Standardized tests have historically been used as measures of how students compare with each other (norm-referenced) or how much of a particular curriculum they have learned (criterion-referenced). Increasingly, standardized tests are being used to make major decisions about students, such as grade promotion or high school graduation, and schools. More and more often, they also are intended to shape curriculum and instruction.

Proponents of the expanded uses and consequences of tests claim that newer exams are superior to the flawed exams of the past, measure what is important, and are worth teaching to. These arguments ignore the real-world limits to what standardized tests can usefully do. Repeating such false claims perpetuates test misuse and the dangerous belief that what is worth teaching is that which can be assessed by a standardized test.

Under a new federal law, state assessments of reading and math must be administered for accountability annually in grades 3-8 and once in high schools. The assessments must be based on state content and performance standards; measure higher order thinking; provide useful diagnostic information; and be valid and reliable. While the law does not mandate the use of standardized tests, many states will be inclined administer them to meet the federal law. An examination of each requirement, however, reveals the limits of standardized tests.

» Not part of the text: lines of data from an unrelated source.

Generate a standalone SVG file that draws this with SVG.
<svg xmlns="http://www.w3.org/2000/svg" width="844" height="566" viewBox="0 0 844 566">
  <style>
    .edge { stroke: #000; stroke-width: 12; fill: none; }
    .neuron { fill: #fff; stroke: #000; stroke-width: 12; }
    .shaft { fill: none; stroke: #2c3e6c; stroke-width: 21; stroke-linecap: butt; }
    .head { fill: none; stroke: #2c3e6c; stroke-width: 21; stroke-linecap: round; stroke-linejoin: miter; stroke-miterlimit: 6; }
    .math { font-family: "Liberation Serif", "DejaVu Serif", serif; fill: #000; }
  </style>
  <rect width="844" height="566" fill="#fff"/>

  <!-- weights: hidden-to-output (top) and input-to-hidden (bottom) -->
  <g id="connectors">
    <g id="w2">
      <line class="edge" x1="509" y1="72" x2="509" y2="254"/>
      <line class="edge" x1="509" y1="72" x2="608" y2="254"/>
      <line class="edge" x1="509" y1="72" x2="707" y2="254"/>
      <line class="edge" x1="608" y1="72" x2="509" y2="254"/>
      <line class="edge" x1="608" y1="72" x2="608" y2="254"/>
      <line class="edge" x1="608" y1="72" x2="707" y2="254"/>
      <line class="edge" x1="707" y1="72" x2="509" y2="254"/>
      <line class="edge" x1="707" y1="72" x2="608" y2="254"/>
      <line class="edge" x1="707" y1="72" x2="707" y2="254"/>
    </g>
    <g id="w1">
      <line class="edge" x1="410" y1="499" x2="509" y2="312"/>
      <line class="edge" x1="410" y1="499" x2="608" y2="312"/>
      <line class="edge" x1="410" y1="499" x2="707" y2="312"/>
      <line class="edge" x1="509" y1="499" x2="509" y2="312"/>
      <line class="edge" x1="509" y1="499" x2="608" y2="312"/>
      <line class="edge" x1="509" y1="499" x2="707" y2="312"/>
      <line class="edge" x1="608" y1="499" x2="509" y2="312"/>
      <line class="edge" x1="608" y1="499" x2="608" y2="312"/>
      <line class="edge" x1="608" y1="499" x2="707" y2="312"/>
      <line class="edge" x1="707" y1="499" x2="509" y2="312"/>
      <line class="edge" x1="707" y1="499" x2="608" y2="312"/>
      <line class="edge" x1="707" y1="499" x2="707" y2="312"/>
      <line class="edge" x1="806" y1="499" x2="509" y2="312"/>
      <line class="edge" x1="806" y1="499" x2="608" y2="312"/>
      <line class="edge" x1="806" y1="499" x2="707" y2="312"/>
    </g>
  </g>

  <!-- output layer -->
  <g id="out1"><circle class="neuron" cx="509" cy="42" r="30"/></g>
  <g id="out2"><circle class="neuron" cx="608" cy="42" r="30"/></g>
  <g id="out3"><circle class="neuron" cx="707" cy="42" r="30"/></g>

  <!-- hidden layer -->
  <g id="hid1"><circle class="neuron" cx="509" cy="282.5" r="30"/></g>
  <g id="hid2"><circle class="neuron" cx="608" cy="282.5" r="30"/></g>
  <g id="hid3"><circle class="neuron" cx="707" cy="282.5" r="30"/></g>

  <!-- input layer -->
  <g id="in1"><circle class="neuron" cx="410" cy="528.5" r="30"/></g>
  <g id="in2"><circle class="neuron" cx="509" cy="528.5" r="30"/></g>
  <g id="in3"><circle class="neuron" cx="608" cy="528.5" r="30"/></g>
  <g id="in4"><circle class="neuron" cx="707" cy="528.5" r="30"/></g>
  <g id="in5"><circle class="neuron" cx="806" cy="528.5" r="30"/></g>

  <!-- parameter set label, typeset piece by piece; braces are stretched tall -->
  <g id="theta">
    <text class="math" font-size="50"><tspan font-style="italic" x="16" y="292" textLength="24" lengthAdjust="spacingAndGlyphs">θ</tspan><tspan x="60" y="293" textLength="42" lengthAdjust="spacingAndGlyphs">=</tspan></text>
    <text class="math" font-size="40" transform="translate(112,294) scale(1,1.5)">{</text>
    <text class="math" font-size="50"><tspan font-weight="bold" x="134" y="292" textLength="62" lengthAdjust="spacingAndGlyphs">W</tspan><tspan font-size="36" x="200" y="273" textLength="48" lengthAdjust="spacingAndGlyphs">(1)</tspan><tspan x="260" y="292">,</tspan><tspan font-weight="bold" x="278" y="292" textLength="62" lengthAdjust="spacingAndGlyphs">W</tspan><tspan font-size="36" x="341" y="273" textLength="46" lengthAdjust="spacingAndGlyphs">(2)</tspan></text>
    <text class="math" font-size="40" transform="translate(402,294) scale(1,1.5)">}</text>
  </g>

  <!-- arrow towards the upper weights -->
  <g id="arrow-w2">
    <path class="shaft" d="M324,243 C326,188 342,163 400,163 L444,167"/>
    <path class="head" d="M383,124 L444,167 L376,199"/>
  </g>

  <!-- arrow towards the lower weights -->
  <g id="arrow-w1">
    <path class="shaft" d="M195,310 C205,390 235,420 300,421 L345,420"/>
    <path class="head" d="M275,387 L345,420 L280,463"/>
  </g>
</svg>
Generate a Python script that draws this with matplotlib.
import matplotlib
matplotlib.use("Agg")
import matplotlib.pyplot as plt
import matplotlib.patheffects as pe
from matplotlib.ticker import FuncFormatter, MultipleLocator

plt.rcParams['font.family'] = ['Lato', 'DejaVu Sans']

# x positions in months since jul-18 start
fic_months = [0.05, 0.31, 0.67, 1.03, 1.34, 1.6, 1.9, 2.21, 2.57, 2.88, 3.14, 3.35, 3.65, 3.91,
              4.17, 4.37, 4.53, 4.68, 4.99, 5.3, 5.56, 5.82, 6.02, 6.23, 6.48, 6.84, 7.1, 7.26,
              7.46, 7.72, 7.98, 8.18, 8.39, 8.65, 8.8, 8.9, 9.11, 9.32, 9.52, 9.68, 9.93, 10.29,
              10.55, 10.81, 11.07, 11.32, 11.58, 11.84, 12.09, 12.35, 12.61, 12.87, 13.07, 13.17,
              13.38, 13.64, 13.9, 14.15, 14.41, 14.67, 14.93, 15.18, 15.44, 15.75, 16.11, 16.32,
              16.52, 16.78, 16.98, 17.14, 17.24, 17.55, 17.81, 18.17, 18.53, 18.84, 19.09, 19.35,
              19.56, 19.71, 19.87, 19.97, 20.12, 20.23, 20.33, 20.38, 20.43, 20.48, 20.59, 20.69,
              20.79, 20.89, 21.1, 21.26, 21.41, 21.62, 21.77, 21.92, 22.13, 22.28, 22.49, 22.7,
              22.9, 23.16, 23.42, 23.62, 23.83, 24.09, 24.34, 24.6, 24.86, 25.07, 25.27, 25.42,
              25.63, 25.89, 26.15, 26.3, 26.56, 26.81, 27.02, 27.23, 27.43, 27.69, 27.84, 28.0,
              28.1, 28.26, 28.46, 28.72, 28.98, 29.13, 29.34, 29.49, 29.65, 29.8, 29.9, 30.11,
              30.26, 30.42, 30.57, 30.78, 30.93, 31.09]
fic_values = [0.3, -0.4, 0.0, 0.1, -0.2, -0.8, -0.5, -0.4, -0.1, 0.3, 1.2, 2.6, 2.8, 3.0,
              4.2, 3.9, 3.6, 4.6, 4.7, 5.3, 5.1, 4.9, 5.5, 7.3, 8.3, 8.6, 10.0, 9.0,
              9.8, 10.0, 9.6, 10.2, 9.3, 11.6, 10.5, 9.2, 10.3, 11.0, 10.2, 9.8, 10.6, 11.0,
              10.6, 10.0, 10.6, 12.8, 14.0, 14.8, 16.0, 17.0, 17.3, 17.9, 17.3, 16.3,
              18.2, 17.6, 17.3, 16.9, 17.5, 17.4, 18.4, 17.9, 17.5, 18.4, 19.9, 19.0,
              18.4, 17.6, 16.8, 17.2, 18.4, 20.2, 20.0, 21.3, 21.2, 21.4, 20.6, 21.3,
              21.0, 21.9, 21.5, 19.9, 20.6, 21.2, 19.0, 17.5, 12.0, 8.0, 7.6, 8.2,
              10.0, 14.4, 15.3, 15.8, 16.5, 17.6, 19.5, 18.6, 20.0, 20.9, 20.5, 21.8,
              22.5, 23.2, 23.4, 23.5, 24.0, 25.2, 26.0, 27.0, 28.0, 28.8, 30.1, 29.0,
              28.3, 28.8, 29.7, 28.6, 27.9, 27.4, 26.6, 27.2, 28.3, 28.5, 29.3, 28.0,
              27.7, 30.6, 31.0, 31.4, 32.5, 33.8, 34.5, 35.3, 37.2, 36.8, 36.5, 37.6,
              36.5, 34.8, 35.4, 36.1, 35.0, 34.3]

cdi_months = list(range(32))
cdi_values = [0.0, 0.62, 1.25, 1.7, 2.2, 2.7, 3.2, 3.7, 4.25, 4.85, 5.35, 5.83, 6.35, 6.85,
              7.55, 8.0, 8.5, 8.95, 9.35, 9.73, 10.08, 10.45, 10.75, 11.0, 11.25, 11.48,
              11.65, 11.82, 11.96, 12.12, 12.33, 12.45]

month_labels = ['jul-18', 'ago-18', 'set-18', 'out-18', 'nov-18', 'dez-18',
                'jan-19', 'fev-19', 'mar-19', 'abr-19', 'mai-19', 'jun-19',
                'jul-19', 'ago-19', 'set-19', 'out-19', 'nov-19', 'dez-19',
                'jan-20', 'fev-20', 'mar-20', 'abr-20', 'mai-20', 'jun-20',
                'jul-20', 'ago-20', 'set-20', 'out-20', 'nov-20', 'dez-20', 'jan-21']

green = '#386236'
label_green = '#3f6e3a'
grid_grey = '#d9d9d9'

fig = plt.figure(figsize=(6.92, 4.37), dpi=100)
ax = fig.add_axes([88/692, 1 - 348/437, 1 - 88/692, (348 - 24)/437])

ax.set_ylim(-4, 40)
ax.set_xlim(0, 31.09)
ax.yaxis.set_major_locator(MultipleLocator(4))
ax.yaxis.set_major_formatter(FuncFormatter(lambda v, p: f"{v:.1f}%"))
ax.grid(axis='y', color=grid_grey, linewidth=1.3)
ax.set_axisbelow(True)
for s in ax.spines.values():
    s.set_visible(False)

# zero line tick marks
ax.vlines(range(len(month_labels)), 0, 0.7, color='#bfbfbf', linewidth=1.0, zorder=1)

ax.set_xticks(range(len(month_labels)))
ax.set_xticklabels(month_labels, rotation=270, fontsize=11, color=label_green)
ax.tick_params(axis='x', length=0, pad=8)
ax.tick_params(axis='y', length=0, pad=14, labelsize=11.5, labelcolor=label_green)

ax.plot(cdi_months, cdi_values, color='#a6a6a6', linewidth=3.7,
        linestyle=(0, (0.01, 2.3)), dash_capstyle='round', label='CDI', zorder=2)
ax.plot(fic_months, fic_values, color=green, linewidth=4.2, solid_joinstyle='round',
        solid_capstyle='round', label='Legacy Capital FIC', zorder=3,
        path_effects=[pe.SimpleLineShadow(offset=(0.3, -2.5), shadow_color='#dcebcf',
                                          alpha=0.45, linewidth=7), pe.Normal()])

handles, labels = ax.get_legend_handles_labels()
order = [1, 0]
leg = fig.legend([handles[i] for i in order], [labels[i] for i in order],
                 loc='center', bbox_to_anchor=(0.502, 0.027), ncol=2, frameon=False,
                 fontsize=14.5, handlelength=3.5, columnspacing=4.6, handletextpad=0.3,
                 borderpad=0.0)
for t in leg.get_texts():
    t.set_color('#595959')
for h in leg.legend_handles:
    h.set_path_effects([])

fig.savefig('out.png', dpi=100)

Tests are to be based on state standards

State standards are often too long and detailed to ever be taught. Many fail to distinguish what is important from what is unimportant or to separate what all students ought to learn in a subject from what only the most interested might learn. In part because of the level of detail, much of the content in state standards is not assessed by state tests.

Moreover, much of value in state standards cannot be tested with any paper-and-pencil test of a few hours duration. In a high quality education, students conduct science experiments, sole real-world math problems, write research papers, read novels and stories and analyze them, make oral presentations, evaluate and synthesize information from a variety of fields, and apply their learning to new and ill-defined situations. Standardized tests are poor tools for evaluating these important kinds of learning. If instruction focuses on the test, students will not learn these skills, which are needed for success in college and often in life.

Measure higher-order thinking

Standardized exams offer few opportunities to display the attributes of higher-order thinking, such as analysis, synthesis, evaluation, and creativity. Higher order thinking is encouraged and revealed by in-depth and extended work, not by one-shot tests.

Provide useful diagnostic information

Assessments of educational strengths and weaknesses can be useful at the individual, classroom, school or district levels. However, information needs to be sufficiently timely, accurate, meaningful, detailed and comprehensive for the kind of diagnosis being made. The lengthy turn-around time for scoring most standardized tests makes them nearly useless for helping a particular individual, though the information might be of some value to teachers and schools for longer-range planning.

In addition, standardized tests usually include only a few questions on any particular topic. This is too little information to produce accurate, comprehensive or detailed results. Many topics in state standards are not addressed at all in state exams, so the tests provide no diagnostic information about them.

Diagnosis suggests the use of "formative" assessment – assessments that can help a teacher and student know what to do next. Standardized tests administered at the end of the year – "summative assessment" – cannot possible meet this need. Sound diagnostic practices also include understanding why a student is having difficulty or success and determining appropriate action. As snapshots with limited information, standardized tests provide neither an answer to "why" nor little guidance for successful instruction.

Be valid and reliable

Test validity, experts explain, resides in the inferences drawn from assessment results and the consequences of their uses. Relying solely on scores from one test to determine success or progress in broad areas such as reading or math is likely to lead to incorrect inferences and then to actions that are ineffective or even harmful. For these and other reasons, the standards of the testing profession call for using multiple measures for informing major decisions – as does the ESEA legislation.

Reliability, or consistency of information, is sometimes treated as the most important aspect of testing. However, consistent information about too narrow a range of topics, skills or knowledge cannot provide adequate information for credible decisions: a doctor needs more than just reliable blood pressure results to treat a patient. Well-designed classroom-based assessments can provide richer, consistent information that enhances validity, diagnostic capacity, and the ability to assess progress toward meaningful standards.

Conclusion

When standardized tests are the primary factor in accountability, the temptation is to use the tests to define curriculum and focus instruction. What is not tested is not taught, and what is taught does not include higher-order learning. How the subject is tested becomes a model for how to teach the subject. At the extreme, school becomes a test prep program – and this extreme already exists.

It is of course possible to use a standardized test and not let its limits control curriculum and instruction. However, this can result in a school putting itself at risk for producing lower test scores. It also means parents and the community are not informed systematically about the non-tested areas, unless the school or district makes a great effort.

To improve learning and provide meaningful accountability, schools and districts cannot rely solely on standardized tests. The inherent limits of the instruments allow them only to generate information that is inadequate in both breadth and depth. Thus, states, districts and schools must find ways to strengthen classroom assessments and to use the information that comes from these richer measures to inform the public.